Wherever a line below holds the word "this", copy that line.

(Saved entries)

* START *

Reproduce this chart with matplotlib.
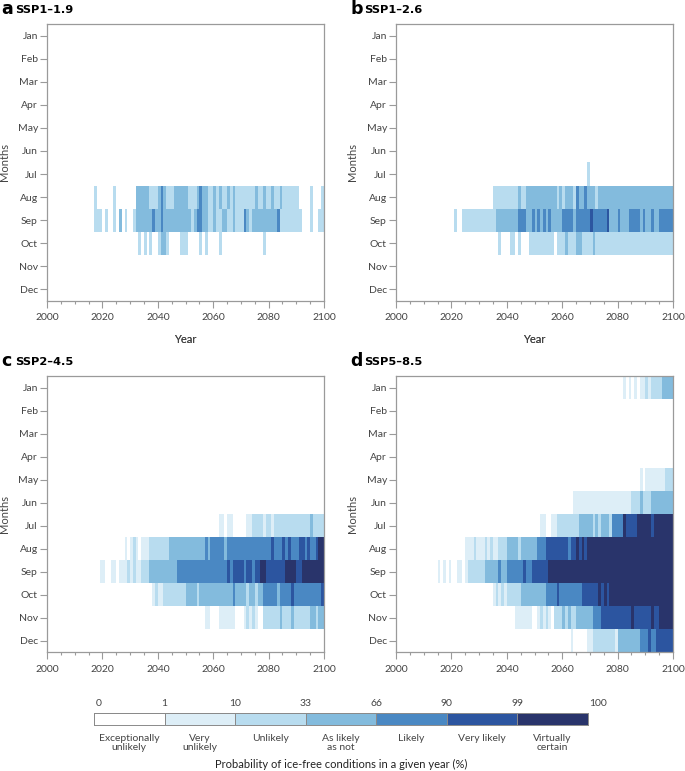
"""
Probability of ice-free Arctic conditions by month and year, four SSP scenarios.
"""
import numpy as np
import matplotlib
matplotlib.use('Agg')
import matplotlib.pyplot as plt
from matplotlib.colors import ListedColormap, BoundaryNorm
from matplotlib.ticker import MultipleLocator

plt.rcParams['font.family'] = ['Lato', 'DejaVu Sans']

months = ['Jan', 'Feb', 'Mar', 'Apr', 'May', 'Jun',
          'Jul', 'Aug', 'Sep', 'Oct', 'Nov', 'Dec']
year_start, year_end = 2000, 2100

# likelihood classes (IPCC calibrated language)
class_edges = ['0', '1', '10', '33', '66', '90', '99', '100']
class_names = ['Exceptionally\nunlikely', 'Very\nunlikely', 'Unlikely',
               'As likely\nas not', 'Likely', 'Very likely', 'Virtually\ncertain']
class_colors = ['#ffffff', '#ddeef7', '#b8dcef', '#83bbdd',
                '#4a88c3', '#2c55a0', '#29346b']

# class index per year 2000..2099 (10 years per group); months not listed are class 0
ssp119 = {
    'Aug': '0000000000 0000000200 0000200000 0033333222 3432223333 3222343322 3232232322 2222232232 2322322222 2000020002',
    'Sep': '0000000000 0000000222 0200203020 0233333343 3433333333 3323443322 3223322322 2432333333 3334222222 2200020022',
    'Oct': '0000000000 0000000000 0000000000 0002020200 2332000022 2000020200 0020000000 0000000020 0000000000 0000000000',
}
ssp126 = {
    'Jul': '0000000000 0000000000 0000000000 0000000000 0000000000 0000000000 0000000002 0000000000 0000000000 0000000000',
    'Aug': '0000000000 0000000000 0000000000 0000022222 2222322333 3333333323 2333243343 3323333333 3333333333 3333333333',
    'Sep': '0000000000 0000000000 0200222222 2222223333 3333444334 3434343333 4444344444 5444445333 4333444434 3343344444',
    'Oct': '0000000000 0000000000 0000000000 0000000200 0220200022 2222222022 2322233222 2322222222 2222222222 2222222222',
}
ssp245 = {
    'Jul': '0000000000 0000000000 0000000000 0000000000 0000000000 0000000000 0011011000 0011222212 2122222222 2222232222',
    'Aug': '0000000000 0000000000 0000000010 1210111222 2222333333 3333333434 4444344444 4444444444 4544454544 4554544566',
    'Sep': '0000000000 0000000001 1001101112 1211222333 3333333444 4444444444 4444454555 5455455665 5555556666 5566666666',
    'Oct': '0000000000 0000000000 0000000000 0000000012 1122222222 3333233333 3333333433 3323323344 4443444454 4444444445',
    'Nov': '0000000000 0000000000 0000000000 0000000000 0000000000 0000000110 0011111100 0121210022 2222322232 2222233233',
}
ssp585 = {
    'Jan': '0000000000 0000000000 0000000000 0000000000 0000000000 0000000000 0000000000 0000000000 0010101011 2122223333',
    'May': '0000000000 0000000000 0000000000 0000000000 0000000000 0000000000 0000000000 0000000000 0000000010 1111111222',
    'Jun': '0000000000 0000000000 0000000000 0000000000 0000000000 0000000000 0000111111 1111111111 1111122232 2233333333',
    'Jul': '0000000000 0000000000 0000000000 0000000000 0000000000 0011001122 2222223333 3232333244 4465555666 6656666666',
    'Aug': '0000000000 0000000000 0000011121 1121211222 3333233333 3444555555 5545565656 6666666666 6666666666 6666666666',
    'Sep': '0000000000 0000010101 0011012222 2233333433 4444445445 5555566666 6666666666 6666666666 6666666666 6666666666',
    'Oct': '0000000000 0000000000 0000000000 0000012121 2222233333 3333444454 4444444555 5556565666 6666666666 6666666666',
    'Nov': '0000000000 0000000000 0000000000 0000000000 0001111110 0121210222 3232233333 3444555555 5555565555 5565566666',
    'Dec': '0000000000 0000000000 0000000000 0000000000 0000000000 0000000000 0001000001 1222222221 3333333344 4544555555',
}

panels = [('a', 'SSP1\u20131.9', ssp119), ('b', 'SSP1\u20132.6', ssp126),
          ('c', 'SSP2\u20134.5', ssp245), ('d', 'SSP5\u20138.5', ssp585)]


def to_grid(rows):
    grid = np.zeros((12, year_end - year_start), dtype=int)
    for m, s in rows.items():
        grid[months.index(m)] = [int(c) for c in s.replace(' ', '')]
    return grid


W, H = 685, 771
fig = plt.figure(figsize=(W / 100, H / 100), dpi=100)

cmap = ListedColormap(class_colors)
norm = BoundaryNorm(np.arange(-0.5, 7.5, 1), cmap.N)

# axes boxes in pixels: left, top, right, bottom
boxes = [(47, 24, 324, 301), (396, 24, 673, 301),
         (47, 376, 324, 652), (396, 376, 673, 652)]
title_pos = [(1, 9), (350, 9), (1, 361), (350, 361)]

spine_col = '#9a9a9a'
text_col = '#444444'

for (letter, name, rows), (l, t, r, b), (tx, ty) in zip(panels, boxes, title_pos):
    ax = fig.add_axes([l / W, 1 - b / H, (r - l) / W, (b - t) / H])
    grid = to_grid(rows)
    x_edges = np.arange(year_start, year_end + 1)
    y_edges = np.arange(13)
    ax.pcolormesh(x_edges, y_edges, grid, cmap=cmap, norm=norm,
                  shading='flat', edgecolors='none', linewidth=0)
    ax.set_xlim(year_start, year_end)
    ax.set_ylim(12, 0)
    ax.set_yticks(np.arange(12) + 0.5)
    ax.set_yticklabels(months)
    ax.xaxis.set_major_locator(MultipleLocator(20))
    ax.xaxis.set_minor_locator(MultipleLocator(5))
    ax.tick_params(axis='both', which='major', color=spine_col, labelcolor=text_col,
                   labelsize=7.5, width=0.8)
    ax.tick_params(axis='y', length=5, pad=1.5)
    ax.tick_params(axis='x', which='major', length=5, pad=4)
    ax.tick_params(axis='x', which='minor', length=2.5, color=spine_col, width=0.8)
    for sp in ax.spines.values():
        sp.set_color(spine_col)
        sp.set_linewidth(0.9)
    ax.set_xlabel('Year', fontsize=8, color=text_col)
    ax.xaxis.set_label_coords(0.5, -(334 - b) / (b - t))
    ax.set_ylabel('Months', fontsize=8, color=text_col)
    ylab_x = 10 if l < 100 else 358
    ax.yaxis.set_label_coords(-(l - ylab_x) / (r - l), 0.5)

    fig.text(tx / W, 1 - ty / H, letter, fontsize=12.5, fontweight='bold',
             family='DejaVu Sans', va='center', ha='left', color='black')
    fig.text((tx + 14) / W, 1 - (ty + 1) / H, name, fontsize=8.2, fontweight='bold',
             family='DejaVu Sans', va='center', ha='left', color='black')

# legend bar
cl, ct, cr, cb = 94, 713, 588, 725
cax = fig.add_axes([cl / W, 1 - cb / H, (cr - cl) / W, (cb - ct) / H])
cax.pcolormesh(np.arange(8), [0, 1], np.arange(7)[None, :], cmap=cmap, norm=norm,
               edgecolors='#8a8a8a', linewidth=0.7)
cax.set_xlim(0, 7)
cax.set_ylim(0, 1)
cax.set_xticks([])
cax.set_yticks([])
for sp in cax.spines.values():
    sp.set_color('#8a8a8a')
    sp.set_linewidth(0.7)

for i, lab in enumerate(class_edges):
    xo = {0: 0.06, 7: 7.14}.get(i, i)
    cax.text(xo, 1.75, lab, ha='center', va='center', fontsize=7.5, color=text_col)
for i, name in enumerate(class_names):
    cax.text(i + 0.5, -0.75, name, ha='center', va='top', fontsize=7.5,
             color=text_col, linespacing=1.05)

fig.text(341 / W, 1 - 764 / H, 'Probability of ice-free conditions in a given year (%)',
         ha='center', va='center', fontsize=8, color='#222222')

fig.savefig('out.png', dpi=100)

* END *
* START *

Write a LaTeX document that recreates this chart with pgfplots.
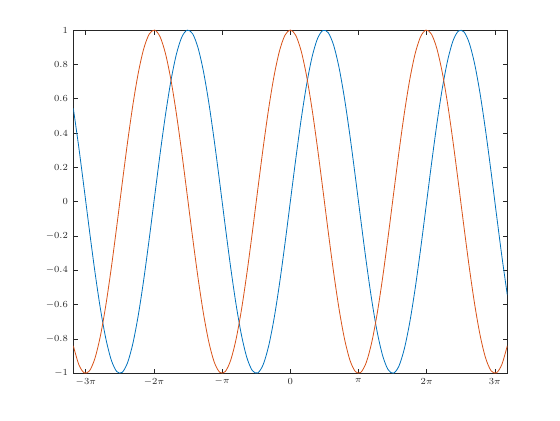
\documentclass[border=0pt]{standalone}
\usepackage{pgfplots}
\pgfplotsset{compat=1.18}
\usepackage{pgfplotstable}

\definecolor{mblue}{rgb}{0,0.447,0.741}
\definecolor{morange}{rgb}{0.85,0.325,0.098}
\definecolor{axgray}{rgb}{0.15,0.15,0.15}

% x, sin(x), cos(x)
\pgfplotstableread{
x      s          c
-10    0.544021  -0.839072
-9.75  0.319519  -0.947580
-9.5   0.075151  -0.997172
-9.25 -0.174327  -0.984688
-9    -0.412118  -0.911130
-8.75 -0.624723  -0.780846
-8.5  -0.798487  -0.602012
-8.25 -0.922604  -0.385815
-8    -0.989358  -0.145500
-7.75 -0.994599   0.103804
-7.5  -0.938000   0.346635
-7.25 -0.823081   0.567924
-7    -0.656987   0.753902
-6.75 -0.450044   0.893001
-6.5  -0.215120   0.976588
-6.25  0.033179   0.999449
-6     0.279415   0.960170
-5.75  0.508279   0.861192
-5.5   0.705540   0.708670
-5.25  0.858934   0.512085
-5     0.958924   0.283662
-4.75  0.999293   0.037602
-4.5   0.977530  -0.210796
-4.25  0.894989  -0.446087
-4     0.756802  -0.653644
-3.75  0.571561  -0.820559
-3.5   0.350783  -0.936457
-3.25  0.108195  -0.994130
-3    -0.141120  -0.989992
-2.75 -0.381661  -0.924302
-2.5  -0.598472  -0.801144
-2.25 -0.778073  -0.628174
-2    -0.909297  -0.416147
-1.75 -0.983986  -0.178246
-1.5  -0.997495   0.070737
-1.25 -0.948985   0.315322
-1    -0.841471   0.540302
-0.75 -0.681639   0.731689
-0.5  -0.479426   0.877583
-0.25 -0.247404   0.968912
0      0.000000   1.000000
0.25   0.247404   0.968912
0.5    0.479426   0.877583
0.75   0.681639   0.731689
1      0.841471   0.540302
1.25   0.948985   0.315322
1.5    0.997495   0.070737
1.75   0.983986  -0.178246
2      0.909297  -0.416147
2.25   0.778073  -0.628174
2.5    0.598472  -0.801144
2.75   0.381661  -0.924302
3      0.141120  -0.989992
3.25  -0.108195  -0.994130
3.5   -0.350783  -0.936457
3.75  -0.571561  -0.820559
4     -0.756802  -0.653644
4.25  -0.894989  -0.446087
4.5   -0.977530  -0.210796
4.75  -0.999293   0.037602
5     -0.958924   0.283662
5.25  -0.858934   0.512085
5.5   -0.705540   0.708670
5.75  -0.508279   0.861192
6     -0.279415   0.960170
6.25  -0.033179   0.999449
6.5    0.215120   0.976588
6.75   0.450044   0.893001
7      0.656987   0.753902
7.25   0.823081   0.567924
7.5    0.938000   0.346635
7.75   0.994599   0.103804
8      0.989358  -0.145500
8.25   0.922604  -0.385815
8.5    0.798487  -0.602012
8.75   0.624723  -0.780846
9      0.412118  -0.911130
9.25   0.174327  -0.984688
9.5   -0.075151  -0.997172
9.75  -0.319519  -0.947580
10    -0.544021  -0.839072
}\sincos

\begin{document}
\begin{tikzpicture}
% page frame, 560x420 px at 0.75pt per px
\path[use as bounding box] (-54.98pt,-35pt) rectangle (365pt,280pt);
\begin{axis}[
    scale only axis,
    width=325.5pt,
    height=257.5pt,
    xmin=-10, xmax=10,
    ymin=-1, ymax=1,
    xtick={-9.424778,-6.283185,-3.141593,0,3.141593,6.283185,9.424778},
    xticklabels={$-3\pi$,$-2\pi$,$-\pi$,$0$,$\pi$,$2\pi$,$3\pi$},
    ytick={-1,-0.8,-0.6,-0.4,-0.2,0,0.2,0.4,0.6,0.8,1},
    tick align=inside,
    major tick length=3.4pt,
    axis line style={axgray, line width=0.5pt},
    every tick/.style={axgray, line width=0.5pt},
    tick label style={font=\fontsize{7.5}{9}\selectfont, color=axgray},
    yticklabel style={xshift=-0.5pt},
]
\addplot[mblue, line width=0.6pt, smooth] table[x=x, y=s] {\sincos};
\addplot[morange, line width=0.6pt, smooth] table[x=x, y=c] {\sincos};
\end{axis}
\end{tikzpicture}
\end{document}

* END *

= OUTPUT BELOW =
Reproduce this chart with matplotlib.
Write a LaTeX document that recreates this chart with pgfplots.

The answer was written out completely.